基礎控除以上に財産がなければ、終身死亡保険でお金を残すことにメリットはありませんので、この点は注意しましょう。

加入方針

以上をふまえて、終身死亡保険にどのように向き合うべきか。

みなさんを以下のグループに分けます。

・終身死亡保険に加入していない方
・終身死亡保険に加入している方

では、それぞれ見ていきましょう!

終身死亡保険に加入していない方

相続対策をする必要がなければ検討しなくてよいです。

死亡保障が欲しいのであれば、定期死亡保険か収入保障保険に入りましょう。

もし、相続対策で終身死亡保険を利用するのであれば、通常の終身死亡保険ではなく、変額保険の終身タイプに加入することをおすすめします。
(ただし、変額保険を単にお金を増やそうとする目的で使用することは推奨していません)

さきほど述べたように、現在販売されている終身死亡保険は中途解約した場合の利回りはマイナスで、死亡した場合に受け取る死亡保険金も支払った保険料総額よりわずかに多い程度です

一方、変額保険の終身タイプは解約返戻金や死亡保険金は運用次第で変わるため(死亡保険金は最低保証金額がある)、ある時点までの利回りを計算することはできませんが、運用次第で返戻率が100%を大きく超える可能性があります。

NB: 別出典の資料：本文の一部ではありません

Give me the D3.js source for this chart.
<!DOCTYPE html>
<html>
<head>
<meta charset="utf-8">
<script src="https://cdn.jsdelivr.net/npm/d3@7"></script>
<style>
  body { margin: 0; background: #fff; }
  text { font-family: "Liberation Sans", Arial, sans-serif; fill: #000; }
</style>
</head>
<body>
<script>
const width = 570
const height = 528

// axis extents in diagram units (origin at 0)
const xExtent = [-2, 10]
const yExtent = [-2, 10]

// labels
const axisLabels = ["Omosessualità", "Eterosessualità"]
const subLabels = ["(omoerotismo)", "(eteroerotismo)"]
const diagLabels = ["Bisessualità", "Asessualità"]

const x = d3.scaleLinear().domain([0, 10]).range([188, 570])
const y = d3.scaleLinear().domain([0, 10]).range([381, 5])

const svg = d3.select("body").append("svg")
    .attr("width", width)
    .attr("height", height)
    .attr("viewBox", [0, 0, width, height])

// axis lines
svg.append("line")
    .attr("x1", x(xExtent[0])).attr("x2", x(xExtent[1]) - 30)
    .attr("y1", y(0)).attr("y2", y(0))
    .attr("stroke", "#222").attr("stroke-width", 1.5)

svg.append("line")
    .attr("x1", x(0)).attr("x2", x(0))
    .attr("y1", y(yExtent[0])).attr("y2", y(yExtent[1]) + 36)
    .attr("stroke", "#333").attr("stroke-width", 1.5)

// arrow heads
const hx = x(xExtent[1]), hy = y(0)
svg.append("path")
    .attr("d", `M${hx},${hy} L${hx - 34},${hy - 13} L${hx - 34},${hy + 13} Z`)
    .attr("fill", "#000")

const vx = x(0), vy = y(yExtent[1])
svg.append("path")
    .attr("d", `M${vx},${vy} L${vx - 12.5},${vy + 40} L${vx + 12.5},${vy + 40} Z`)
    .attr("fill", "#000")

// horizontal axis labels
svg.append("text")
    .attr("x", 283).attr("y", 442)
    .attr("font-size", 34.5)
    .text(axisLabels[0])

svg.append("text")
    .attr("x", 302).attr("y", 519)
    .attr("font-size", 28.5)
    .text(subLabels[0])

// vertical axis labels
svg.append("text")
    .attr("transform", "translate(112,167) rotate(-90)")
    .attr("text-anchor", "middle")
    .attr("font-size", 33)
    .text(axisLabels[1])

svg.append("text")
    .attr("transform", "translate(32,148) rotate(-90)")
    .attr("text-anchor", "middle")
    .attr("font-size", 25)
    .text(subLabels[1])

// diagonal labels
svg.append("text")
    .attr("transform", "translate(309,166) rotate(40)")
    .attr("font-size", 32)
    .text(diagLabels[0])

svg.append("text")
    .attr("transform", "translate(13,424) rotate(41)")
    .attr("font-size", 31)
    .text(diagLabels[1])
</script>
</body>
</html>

ですから、ほとんどお金が増える見込みのない終身死亡保険よりは、増える可能性のある変額保険の終身タイプに加入する方が得策だと考えます

終身死亡保険に加入している方

相続対策以外で加入している場合、解約を検討します。

ただ、全ての方が解約したほうが良いわけではありません。

過去の終身死亡保険には利回りが高い保険もあるからです。

解約すべきかは、現在の解約返戻金、ある時点(20年、30年後など)の解約返戻金と現在からそれまでの期間から利回りを計算して判断します。

その利回りが他の投資商品と比較して、高い場合は継続しましょう。

利回りの計算方法については以下の記事を参考にしてください。


他の投資商品と比較して利回りが低い場合は、利回りの他に元本割れのリスク等を考慮して、解約および他の商品の購入を検討した方がよいと考えます。

まとめ

終身死亡保険は相続対策には有効です。

ただ、貯蓄のために今から終身死亡保険を利用するのは得策ではありません。

また、相続対策で終身死亡保険を検討する場合は、通常の終身死亡保険ではなく、変額保険の終身タイプを検討するのがよいでしょう。